O ÚLTIMO BAILE FISCAL
José Roberto de Toledo
Para quem chegou ao poder com o compromisso de frear a gastança
e arrumar a bagunçada economia brasileira, a coleção de feitos e desfeitos do
governo interino em 40 dias pode surpreender – pelo menos os infelizes que não
são iluminados pelo sol de Brasília.
Medida provisória de Michel Temer
obrigou a União a dar R$ 2,9 bilhões para o governo do Rio de Janeiro, em
parcela única, ainda em 2016. A desculpa é a segurança da Olimpíada. O motivo é
que o Rio quebrou. Outros Estados também choraram e ganharam carência para
pagar suas dívidas – um calote legal e a prazo. Devem ganhar a mesma folga no
pagamento de dívida de R$ 10 bi com o BNDES. Prefeitos viram, berraram e querem
mamar também.
A epidemia de reivindicações de
acesso facilitado aos cofres não parou aí. Aliados da base movediça chiaram, e
o governo interino acelerou a assinatura de convênios da União para que possam
ter efeito nas eleições municipais deste ano. Também teve de abrir a porteira
para o preenchimento dos cargos de segundo e terceiro escalão com indicações de
deputados e senadores – pondo fim à promessa de cortes maciços das funções
comissionadas.
Antes, haviam saído da caneta
presidencial com aval do Congresso aumentos salariais para as castas mais
privilegiadas do funcionalismo federal. O Ministério do Planejamento – sob
interinidade dupla – se embananou no cálculo de quanto custarão os reajustes e
foi corrigido por um repórter. Não sairão por menos do que R$ 67 bilhões. Esses
aumentos têm efeito cascata nos Estados. Logo, o alívio para os cofres dos
governadores é transfusão da União para compensar a sangria que Temer agravara.
Tudo isso foi feito em nome do
ajuste fiscal, do saneamento das contas públicas e da solvência da dívida do
Estado brasileiro. Sério. Sem abrir a torneira agora, Temer não teria como
fechá-la depois. Pelo menos é o que prega o discurso oficial. O presidente não
está comprando a consciência dos parlamentares, apenas fazendo um investimento
no seu comportamento futuro, quando chegar a hora de cortar. Acredite quem
quiser. E muita gente quer, principalmente em Brasília e no mercado.
Quem duvida é porque já viu esse
filme antes. Governos fortes podem cortar primeiro e negociar depois. Governos
frágeis gastam por conta para tentar angariar as fichas que lhes faltam. No
caso de Temer, não se trata nem de um governo, mas de uma ponte, um remendo até
quando o impeachment chegar. Os aumentos bilionários são para tentar garantir
que ele deixe de assinar no Diário Oficial da União como “vice-presidente no exercício da
Presidência da República”. É o preço do fim da interinidade.

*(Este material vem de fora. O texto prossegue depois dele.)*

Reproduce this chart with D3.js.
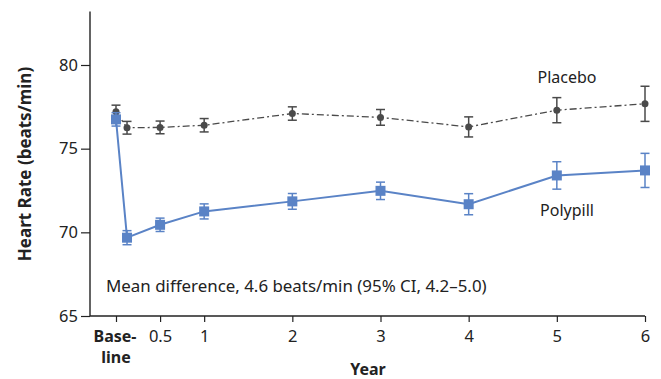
<!DOCTYPE html>
<html>
<head>
<meta charset="utf-8">
<script src="https://cdn.jsdelivr.net/npm/d3@7"></script>
<style>
  body { margin: 0; background: #fff; }
  text { font-family: "Noto Sans", sans-serif; fill: #222; }
</style>
</head>
<body>
<svg id="chart" width="661" height="379"></svg>
<script>
// Years of follow-up (0 = baseline)
const years = [0, 0.125, 0.5, 1, 2, 3, 4, 5, 6];
const placeboMean = [77.2, 76.25, 76.27, 76.4, 77.1, 76.87, 76.3, 77.3, 77.68];
const placeboErr  = [0.4, 0.38, 0.38, 0.4, 0.4, 0.47, 0.6, 0.75, 1.05];
const polypillMean = [76.75, 69.68, 70.45, 71.25, 71.85, 72.48, 71.68, 73.4, 73.7];
const polypillErr  = [0.4, 0.42, 0.4, 0.45, 0.47, 0.52, 0.63, 0.82, 1.02];
const xTicks = [0.5, 1, 2, 3, 4, 5, 6];
const yTicks = [65, 70, 75, 80];

const svg = d3.select('#chart');

// Scales
const x = d3.scaleLinear().domain([0, 6]).range([116, 645]);
const y = d3.scaleLinear().domain([65, 80]).range([316, 65]);

const placeboColor = '#4a4a4a';
const polyColor = '#5a83c6';

// Y axis
const yAxis = svg.append('g')
    .attr('transform', 'translate(90,0)')
    .call(d3.axisLeft(y).tickValues(yTicks).tickSize(9).tickPadding(3));
yAxis.select('.domain').attr('d', `M0,${y(83.2)}V${y(65)}`);

// X axis
const xAxis = svg.append('g')
    .attr('transform', `translate(0,${y(65)})`)
    .call(d3.axisBottom(x).tickValues([0].concat(xTicks)).tickFormat(d => d === 0 ? '' : d3.format('')(d)).tickSize(6).tickPadding(8));
xAxis.select('.domain').attr('d', `M90,0H${x(6)}`);

svg.selectAll('.tick line').attr('stroke', '#222').attr('stroke-width', 1.2);
svg.selectAll('.domain').attr('stroke', '#222').attr('stroke-width', 1.4);
svg.selectAll('.tick text').style('font-size', '16.5px').attr('fill', '#222');

// Baseline label
const base = svg.append('text')
    .attr('text-anchor', 'middle')
    .style('font-size', '16px')
    .style('font-weight', 'bold');
base.append('tspan').attr('x', x(0) - 1).attr('y', 342).text('Base-');
base.append('tspan').attr('x', x(0)).attr('y', 363).text('line');

// Axis titles
svg.append('text')
    .attr('x', 368).attr('y', 375)
    .attr('text-anchor', 'middle')
    .style('font-size', '16px').style('font-weight', 'bold')
    .text('Year');

svg.append('text')
    .attr('transform', 'translate(31,164) rotate(-90)')
    .attr('text-anchor', 'middle')
    .style('font-size', '17px').style('font-weight', 'bold')
    .text('Heart Rate (beats/min)');

// Series
function drawSeries(mean, err, color, dash, marker) {
    const pts = years.map((t, i) => ({ t, m: mean[i], e: err[i] }));
    const g = svg.append('g');

    g.append('path')
        .datum(pts)
        .attr('fill', 'none')
        .attr('stroke', color)
        .attr('stroke-width', marker === 'square' ? 2 : 1.3)
        .attr('stroke-dasharray', dash)
        .attr('d', d3.line().x(d => x(d.t)).y(d => y(d.m)));

    const eb = g.selectAll('.eb').data(pts).enter().append('g')
        .attr('stroke', color).attr('stroke-width', 1.5);
    eb.append('line')
        .attr('x1', d => x(d.t)).attr('x2', d => x(d.t))
        .attr('y1', d => y(d.m + d.e)).attr('y2', d => y(d.m - d.e));
    eb.append('line')
        .attr('x1', d => x(d.t) - 4.5).attr('x2', d => x(d.t) + 4.5)
        .attr('y1', d => y(d.m + d.e)).attr('y2', d => y(d.m + d.e));
    eb.append('line')
        .attr('x1', d => x(d.t) - 4.5).attr('x2', d => x(d.t) + 4.5)
        .attr('y1', d => y(d.m - d.e)).attr('y2', d => y(d.m - d.e));

    if (marker === 'square') {
        g.selectAll('.mk').data(pts).enter().append('rect')
            .attr('x', d => x(d.t) - 5).attr('y', d => y(d.m) - 5)
            .attr('width', 10).attr('height', 10)
            .attr('fill', color);
    } else {
        g.selectAll('.mk').data(pts).enter().append('circle')
            .attr('cx', d => x(d.t)).attr('cy', d => y(d.m))
            .attr('r', 3.5)
            .attr('fill', color);
    }
}

drawSeries(placeboMean, placeboErr, placeboColor, '7,3,2,3', 'circle');
drawSeries(polypillMean, polypillErr, polyColor, null, 'square');

// Labels
svg.append('text')
    .attr('x', 567).attr('y', 83)
    .attr('text-anchor', 'middle')
    .style('font-size', '16px')
    .text('Placebo');

svg.append('text')
    .attr('x', 567).attr('y', 216)
    .attr('text-anchor', 'middle')
    .style('font-size', '16px')
    .text('Polypill');

svg.append('text')
    .attr('x', 106).attr('y', 292)
    .style('font-size', '16.9px')
    .text('Mean difference, 4.6 beats/min (95% CI, 4.2\u20135.0)');
</script>
</body>
</html>
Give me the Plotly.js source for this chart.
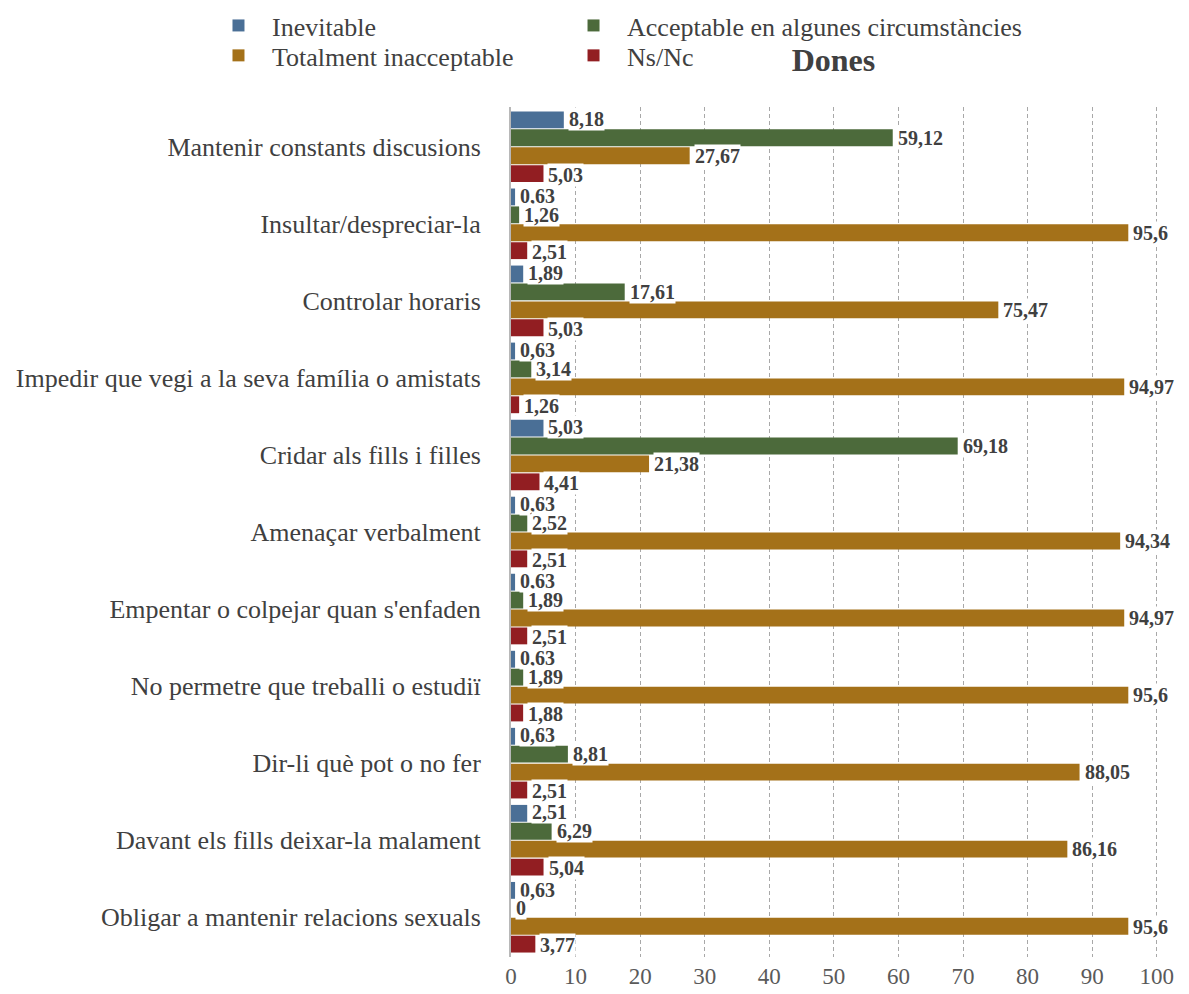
<!DOCTYPE html>
<html>
<head>
<meta charset="utf-8">
<script src="https://cdn.plot.ly/plotly-3.0.1.min.js"></script>
<style>html,body{margin:0;padding:0;background:#fff;}#chart{width:1189px;height:994px;}</style>
</head>
<body>
<div id="chart"></div>
<script>
const categories = [
  "Mantenir constants discusions",
  "Insultar/despreciar-la",
  "Controlar horaris",
  "Impedir que vegi a la seva família o amistats",
  "Cridar als fills i filles",
  "Amenaçar verbalment",
  "Empentar o colpejar quan s'enfaden",
  "No permetre que treballi o estudiï",
  "Dir-li què pot o no fer",
  "Davant els fills deixar-la malament",
  "Obligar a mantenir relacions sexuals"
];
const seriesNames = ["Inevitable", "Acceptable en algunes circumstàncies", "Totalment inacceptable", "Ns/Nc"];
const inevitable   = [8.18, 0.63, 1.89, 0.63, 5.03, 0.63, 0.63, 0.63, 0.63, 2.51, 0.63];
const acceptable   = [59.12, 1.26, 17.61, 3.14, 69.18, 2.52, 1.89, 1.89, 8.81, 6.29, 0];
const inacceptable = [27.67, 95.6, 75.47, 94.97, 21.38, 94.34, 94.97, 95.6, 88.05, 86.16, 95.6];
const nsnc         = [5.03, 2.51, 5.03, 1.26, 4.41, 2.51, 2.51, 1.88, 2.51, 5.04, 3.77];
const xTicks = [0, 10, 20, 30, 40, 50, 60, 70, 80, 90, 100];
const chartTitle = "Dones";

const seriesValues = [inevitable, acceptable, inacceptable, nsnc];
const colors = ["#4a6f96", "#4c6a3b", "#a47119", "#921e22"];
const legendIds = ["legend", "legend2", "legend3", "legend4"];
const FONT = '"Liberation Serif", "Times New Roman", serif';

const traces = seriesValues.map((vals, i) => ({
  type: "bar",
  orientation: "h",
  name: seriesNames[i],
  x: vals,
  y: categories,
  legend: legendIds[i],
  marker: {color: colors[i]},
  hoverinfo: "x+name"
}));

const pitch = 18.5;
const annotations = [];
seriesValues.forEach((vals, i) => {
  vals.forEach((v, j) => {
    annotations.push({
      x: v, y: categories[j], xref: "x", yref: "y",
      text: String(v).replace(".", ","),
      showarrow: false, xanchor: "left", yanchor: "middle",
      xshift: 4, yshift: (1.5 - i) * pitch,
      bgcolor: "#ffffff", borderpad: 0,
      font: {family: FONT, size: 20, color: "#404040", weight: "bold"}
    });
  });
});

function legendAt(x, y) {
  return {
    orientation: "v", xref: "container", yref: "container",
    x: x, xanchor: "left", y: y, yanchor: "middle",
    itemwidth: 57,
    font: {family: FONT, size: 26, color: "#404040"},
    bgcolor: "rgba(0,0,0,0)", borderwidth: 0
  };
}

const layout = {
  width: 1189, height: 994,
  margin: {l: 511, r: 31, t: 107, b: 37, autoexpand: false},
  paper_bgcolor: "#fff", plot_bgcolor: "#fff",
  barmode: "group", bargap: 0.07, bargroupgap: 0.06,
  separators: ",.",
  font: {family: FONT, color: "#404040"},
  title: {
    text: "<b>" + chartTitle + "</b>", xref: "container", yref: "container",
    x: 0.701, xanchor: "center", y: 0.94, yanchor: "middle",
    font: {family: FONT, size: 32, color: "#404040"}
  },
  xaxis: {
    range: [0, 100.2], tickvals: xTicks, ticktext: xTicks.map(String),
    showgrid: true, gridcolor: "#a8a8a8", griddash: "4px,3px", gridwidth: 1,
    zeroline: false, showline: false, ticks: "", ticklabelstandoff: 3,
    tickfont: {family: FONT, size: 23, color: "#5a5a5a"}
  },
  yaxis: {
    autorange: "reversed", type: "category",
    showline: true, linecolor: "#b8b8b8", linewidth: 2,
    showgrid: false, ticks: "", ticklabelstandoff: 23,
    tickfont: {family: FONT, size: 26, color: "#404040"}
  },
  showlegend: true,
  legend: legendAt(0.1724, 0.9743),
  legend2: legendAt(0.471, 0.9743),
  legend3: legendAt(0.1724, 0.9442),
  legend4: legendAt(0.471, 0.9442),
  annotations: annotations
};

Plotly.newPlot("chart", traces, layout, {displayModeBar: false, responsive: false});
</script>
</body>
</html>
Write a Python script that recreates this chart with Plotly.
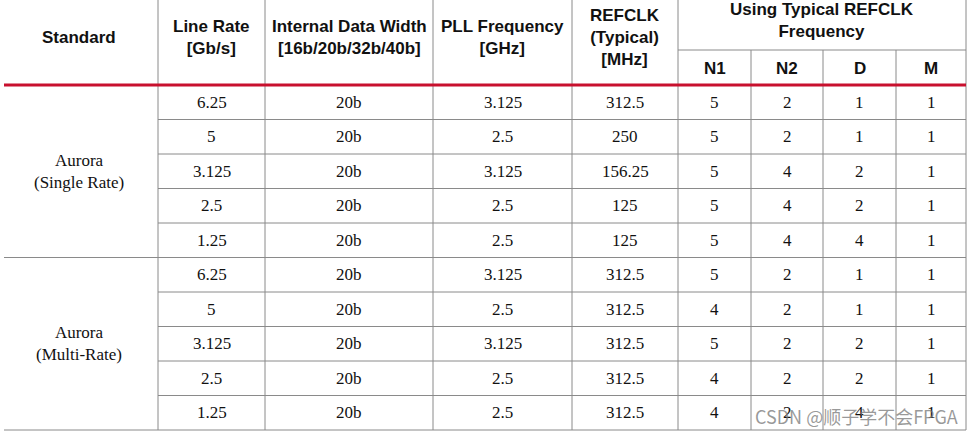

Tudo indica que – do ponto de
vista do PMDB – o investimento vai se pagar. Os senadores que não declaram seus
votos sobre o destino de Dilma Rousseff não recusam convite para encontrar com
Temer. É só uma questão de chegar a um denominador comum. O problema é o prazo.
Quanto mais demora, mais cara fica a interinidade e o seu fim. Já aumentou pelo
menos uma semana, e sabe-se agora que não terminará antes de 9 de agosto.
Como consequência, a única medida
real de contenção de gastos públicos proposta pelo governo do PMDB por enquanto
– a emenda constitucional que impõe um teto anual cada vez mais baixo para as
despesas – não deve ir a voto no Congresso em menos de 90 dias, na hipótese
mais otimista. O mais provável é que demore mais de 120 e só seja votada depois
das eleições de outubro. Até lá, deputados, senadores, governadores, prefeitos
e burocratas sabem que quem berrar mais alto sugará mais.
O Brasil assiste ao que lhe é
vendido como o último baile fiscal. Enquanto isso, quem pode se empanturra o
quanto dá. Depois que a orquestra parar, prometem Temer e Henrique Meirelles ao
mercado, a música será outra. Advinha quem vai dançar.